Mumbai: Beleaguered businessman Vijay Mallya is listed to appear before a special court in Mumbai on Monday as part of the first action initiated against an absconding accused under the newly enacted fugitive economic offenders law.
Official sources said while it is certain that Mallya may not appear in person as he is contesting an Indian extradition case in London, it is expected that his authorised legal representative may submit a reply to the court of special PMLA judge MS Azmi as part of his official response to the notice.
The same court, on 30 June, had issued notice to Mallya to appear before it on 27 August after the Enforcement Directorate (ED) charged the liquor baron under the new law as it enlarged its money laundering probe against him and others in a RS 9,000 alleged bank fraud case.
The central probe agency has also sought immediate confiscation of assets worth about Rs 12,500 crore of Mallya as part of this latest action.
The next course of legal action under the fugitive economic offender law depends entirely on the decision of the court, they said. They had earlier indicated that if Mallya does not appear before the court, he runs a risk of being declared a fugitive economic offender, besides orders being issued for properties linked to him being confiscated.
The same court had earlier issued non-bailable warrants against the businessman in two cases filed by the ED.
Mallya, his now defunct venture Kingfisher Airlines Limited and others availed loans from various banks and the outstanding amount, including interest, against him is Rs 9,990.07 crore at present, the officials had said while filing the plea under the new law.

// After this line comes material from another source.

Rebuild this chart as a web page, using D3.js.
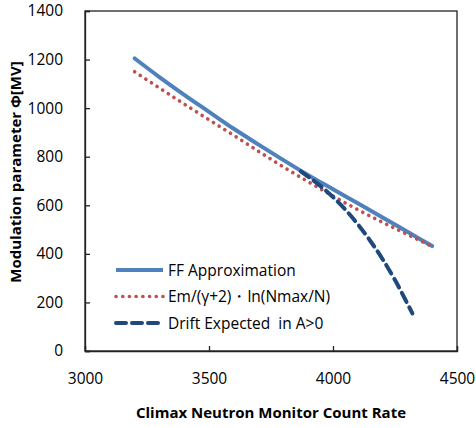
<!DOCTYPE html>
<html><head><meta charset="utf-8">
<script src="https://cdn.jsdelivr.net/npm/d3@7"></script>
<style>body{margin:0;background:#fff}svg{display:block}text{font-family:"Open Sans",sans-serif;fill:#000}</style>
</head><body><svg id="c" width="476" height="428"></svg>
<script>
const ffX = [3200,3300,3400,3500,3600,3700,3800,3900,4000,4100,4200,4300,4400];
const ffY = [1205,1128,1055,985,915,850,786,724,666,608,550,491,432];
const emX = [3200,3300,3400,3500,3600,3700,3800,3900,4000,4100,4200,4300,4400];
const emY = [1150,1083,1017,952,888,822,758,697,638,582,530,480,430];
const drX = [3870,3900,3950,4000,4050,4100,4150,4200,4250,4300,4320];
const drY = [740,718,679,634,582,522,454,378,292,195,155];
const xTicks = [3000,3500,4000,4500];
const yTicks = [0,200,400,600,800,1000,1200,1400];
const legendLabels = ["FF Approximation","Em/(γ+2)・ln(Nmax/N)","Drift Expected  in A>0"];

const svg = d3.select("#c");
const L=85,R=457,T=11,B=351;
const x = d3.scaleLinear().domain([3000,4500]).range([L,R]);
const y = d3.scaleLinear().domain([0,1400]).range([B,T]);

svg.append("rect").attr("x",L).attr("y",T).attr("width",R-L).attr("height",B-T)
  .attr("fill","none").attr("stroke","#222").attr("stroke-width",1.3);

const ax = svg.append("g").attr("transform",`translate(0,${B})`)
  .call(d3.axisBottom(x).tickValues(xTicks).tickSize(-5).tickPadding(22).tickFormat(d3.format("d")));
const ay = svg.append("g").attr("transform",`translate(${L},0)`)
  .call(d3.axisLeft(y).tickValues(yTicks).tickSize(-5).tickPadding(22).tickFormat(d3.format("d")));
[ax,ay].forEach(g=>{
  g.select(".domain").attr("stroke","#222").attr("stroke-width",1.3);
  g.selectAll(".tick line").attr("stroke","#222").attr("stroke-width",1.3);
  g.selectAll(".tick text").attr("font-size",15.5).attr("font-family","'Open Sans',sans-serif").attr("fill","#000");
});

const line = d3.line().x(d=>x(d[0])).y(d=>y(d[1])).curve(d3.curveMonotoneX);
const ff = ffX.map((v,i)=>[v,ffY[i]]);
const em = emX.map((v,i)=>[v,emY[i]]);
const dr = drX.map((v,i)=>[v,drY[i]]);

const styles = [
  {stroke:"#4F81BD",w:4,dash:null,cap:"round"},
  {stroke:"#C0504D",w:3.6,dash:"0.1 6.6",cap:"round"},
  {stroke:"#1F497D",w:4,dash:"10 6",cap:"round"}
];
[ff,em,dr].forEach((data,i)=>{
  const s=styles[i];
  svg.append("path").datum(data).attr("d",line).attr("fill","none")
    .attr("stroke",s.stroke).attr("stroke-width",s.w).attr("stroke-linecap",s.cap)
    .attr("stroke-dasharray",s.dash);
});

const lg = svg.append("g");
legendLabels.forEach((t,i)=>{
  const yy = 270 + i*26.5;
  const s=styles[i];
  lg.append("line").attr("x1",116).attr("x2",163).attr("y1",yy).attr("y2",yy)
    .attr("stroke",s.stroke).attr("stroke-width",s.w).attr("stroke-linecap",i===0?"butt":s.cap)
    .attr("stroke-dasharray",s.dash);
  lg.append("text").attr("x",168).attr("y",yy+5.5).attr("font-size",15.5)
    .style("white-space","pre").text(t);
});

svg.append("text").attr("x",271).attr("y",418).attr("text-anchor","middle")
  .attr("font-size",15).attr("font-weight","bold").text("Climax Neutron Monitor Count Rate");
svg.append("text").attr("transform","translate(21,172) rotate(-90)").attr("text-anchor","middle")
  .attr("font-size",15).attr("font-weight","bold").text("Modulation parameter Φ[MV]");
</script></body></html>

Mallya, in the past, has said that he has become the "poster boy" of bank default and a lightning rod for public anger. "I have been accused by politicians and the media alike of having stolen and run away with Rs 9,000 crores that was loaned to Kingfisher Airlines (KFA). Some of the lending banks have also labelled me a wilful defaulter," he said.
The ED has furnished evidences in its two charge sheets, filed under the Prevention of Money Laundering Act (PMLA) in the past, to make a case for seeking a fugitive offender tag for Mallya from the court.
He is currently contesting the money laundering charges in London after India initiated extradition proceedings to bring him back to the country.
Both the ED and the Central Bureau of Investigation (CBI) have filed cases for alleged loan default against him.
Modi government brought the new law as "there have been instances of economic offenders fleeing the jurisdiction of Indian courts, anticipating the commencement, or during the pendency, of criminal proceedings".
The law has provisions for special courts under the Prevention of Money Laundering Act, 2002 to declare a person as a fugitive economic offender and order immediate confiscation of assets.
A fugitive economic offender is a person against whom an arrest warrant has been issued in respect of a scheduled offence and who has left India so as to avoid criminal prosecution, or being abroad, refuses to return to India to face criminal prosecution," the government had said.
The cases of frauds, cheque dishonour or loan default of over Rs 100 crore would come under the ambit of the ordinance.
The law offers necessary constitutional safeguards in terms of providing hearing to the person through counsel, allowing him time to file a reply, serving notice of summons to him, whether in India or abroad and appeal before a high court, it had said.